A lot of different types of people see the About Visual Basic web site. Some are experts but others may not really know what a programming language is, let alone Visual Basic, and they're just trying to figure it out.
We welcome all of you!
And to show that we're not just for expert programmers, we're featuring a page that answers the fundamental questions that some of you might have starting with the most fundamental of all, What Is Visual Basic?


A very nice article, that puts VB.NET in a reasonable perspective as a language, compared with VB6.
But there are some areas in the VB.NET (possibly only the VBE) interface that are quite a bit harder to deal with than the equivalents in VB6. In particular, the consequences of pressing F1 for help are nowhere as meaningful as they were in VB6.
I agree that this has nothing to do with the language, but it does make it harder for the neophyte or novice to figure out how to do something.

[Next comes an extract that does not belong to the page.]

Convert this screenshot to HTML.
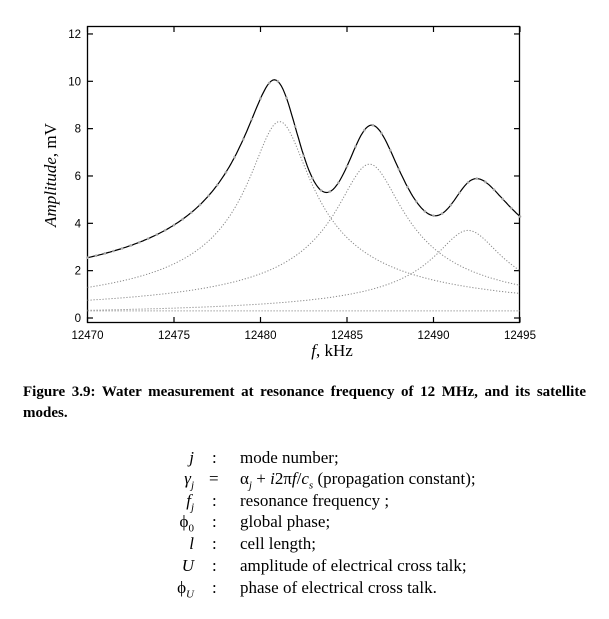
<!DOCTYPE html>
<html><head><meta charset="utf-8"><style>
body{margin:0;background:#fff;width:609px;height:619px;overflow:hidden;position:relative}
.cap{position:absolute;left:23px;width:563px;top:382px;font:bold 15px/21px "Liberation Serif",serif;text-align:justify;text-align-last:left;color:#000}
.t{position:absolute;font:17px/20px "Liberation Serif",serif;color:#000;white-space:nowrap}
.s{text-align:right;width:60px;left:134px;font-style:italic}
sub{line-height:0}
</style></head><body>
<svg id="g" width="609" height="370" style="position:absolute;left:0;top:0" font-family="Liberation Sans, sans-serif" font-size="11.5">
<rect x="87.5" y="26.5" width="432" height="296" fill="none" stroke="#000" stroke-width="1.3"/>
<g id="ax" stroke="#000" stroke-width="1.2"></g>
<g id="lab"></g>
<text x="332" y="356" font-family="Liberation Serif, serif" font-size="17" text-anchor="middle"><tspan font-style="italic">f</tspan>, kHz</text>
<text transform="translate(56,175) rotate(-90)" font-family="Liberation Serif, serif" font-size="17" text-anchor="middle"><tspan font-style="italic">Amplitude</tspan>, mV</text>
<g id="cv"></g>
</svg>
<div class="cap">Figure 3.9: Water measurement at resonance frequency of 12 MHz, and its satellite modes.</div>
<div class="t s" style="top:448px">j</div><div class="t" style="left:212px;top:448px">:</div><div class="t" style="left:240px;top:448px">mode number;</div>
<div class="t s" style="top:469px">γ<sub style="font-size:11px">j</sub></div><div class="t" style="left:209px;top:469px">=</div><div class="t" style="left:240px;top:469px">α<sub style="font-size:11px"><i>j</i></sub> + <i>i</i>2π<i>f</i>/<i>c<sub style="font-size:11px">s</sub></i> (propagation constant);</div>
<div class="t s" style="top:491px">f<sub style="font-size:11px">j</sub></div><div class="t" style="left:212px;top:491px">:</div><div class="t" style="left:240px;top:491px">resonance frequency ;</div>
<div class="t s" style="top:512px;font-style:normal">ϕ<sub style="font-size:11px">0</sub></div><div class="t" style="left:212px;top:512px">:</div><div class="t" style="left:240px;top:512px">global phase;</div>
<div class="t s" style="top:534px">l</div><div class="t" style="left:212px;top:534px">:</div><div class="t" style="left:240px;top:534px">cell length;</div>
<div class="t s" style="top:556px">U</div><div class="t" style="left:212px;top:556px">:</div><div class="t" style="left:240px;top:556px">amplitude of electrical cross talk;</div>
<div class="t s" style="top:578px;font-style:normal">ϕ<sub style="font-size:11px"><i>U</i></sub></div><div class="t" style="left:212px;top:578px">:</div><div class="t" style="left:240px;top:578px">phase of electrical cross talk.</div>
<script>
var X=f=>87.5+(f-12470)*17.3,Y=v=>318-v*23.67,ns="http://www.w3.org/2000/svg";
function el(p,t,a,txt){var e=document.createElementNS(ns,t);for(var k in a)e.setAttribute(k,a[k]);if(txt!=null)e.textContent=txt;document.getElementById(p).appendChild(e);}
for(var f=12470;f<=12495;f+=5){var x=X(f);el("ax","line",{x1:x,y1:322.5,x2:x,y2:317});el("ax","line",{x1:x,y1:26.5,x2:x,y2:32});el("lab","text",{x:x,y:339,"text-anchor":"middle"},f);}
for(var v=0;v<=12;v+=2){var y=Y(v);el("ax","line",{x1:87.5,y1:y,x2:93,y2:y});el("ax","line",{x1:519.5,y1:y,x2:514,y2:y});el("lab","text",{x:81,y:y+4,"text-anchor":"end"},v);}
var M=[[8.3,12481.1,1.75],[6.5,12486.3,1.89],[3.7,12492,1.93]];
function mode(m,f){var x=(f-m[1])/m[2],d=1+x*x;return [m[0]/d,-m[0]*x/d];}
function path(fn){var s="";for(var f=12470;f<=12495.001;f+=0.1){s+=(s?"L":"M")+X(f).toFixed(1)+","+Y(fn(f)).toFixed(1);}return s;}
var ds="stroke-dasharray:1.2 1.8";
M.forEach(m=>el("cv","path",{d:path(f=>{var c=mode(m,f);return Math.hypot(c[0],c[1]);}),fill:"none",stroke:"#888",style:ds}));
el("cv","path",{d:path(f=>0.3),fill:"none",stroke:"#888",style:ds});
function tot(f){var r=0.3,i=0;M.forEach(m=>{var c=mode(m,f);r+=c[0];i+=c[1];});var a=Math.hypot(r,i);return a*1.01+0.1-0.012*(f-12470);}
el("cv","path",{d:path(tot),fill:"none",stroke:"#000","stroke-width":1.2});
for(var f=12470;f<=12495;f+=0.5){el("cv","circle",{cx:X(f),cy:Y(tot(f)),r:1.3,fill:"#aaa"});}
</script>
</body></html>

As an example, in the VB6 IDE, if the user highlighted a property of a control and pressed F1, the response was to display help on that property. In VBE this doesn’t happen … one gets sent to kind of a generic (and not very helpful) discussion of control properties.
So while the language is an improvement, and the NET Framework is an improvement, there’s quite a bit of work that would be helpful if done with respect to the IDE.
Will Microsoft do anything? My confidence that they might would be immensely improved if there were some easily-accessible way for us to send issues and comments to Microsoft with some assurance that they’d be read!
That’s a big, “A-Men” there, brother.
I’ve come to believe that it would have been easier to have a conversation with Stalin in the Kremlin than somebody at Microsoft.
You can, in fact, have conversations with people who are, in fact, employed at Microsoft in several ways.
What do all of these venue’s have in common?
They’re under the control of Microsoft while they occur. As as example of the opposite, a Microsoft employee has NEVER responded in the About Visual Basic Forum or in this comment facility. (And I have specifically invited people to do so in person on a number of occasions.) One key element in “thought control” is to make sure that you control the venue so you can avoid answering if necessary. It’s something every good politician learns very early.
So, like you, I don’t have much confidence that any or your concerns will ever be answered.
HOWEVER …
In the article, I was pretty clear that VB.NET was more difficult to learn and use than VB 6. Nothing good comes without a price. And VB.NET is good! (I suspect that you’re starting to see this as you work with VBE. Just a suspicion – I don’t want to speak for you.)
And … It has always been so. I remember that when IBM ruled the anthill, they were just as bad. Actually worse. And, in my opinion, companies like Sun and Oracle have even lower standards of corporate governance.
So … we do what we can do and take the good with the bad. VB.NET is still one amazing product.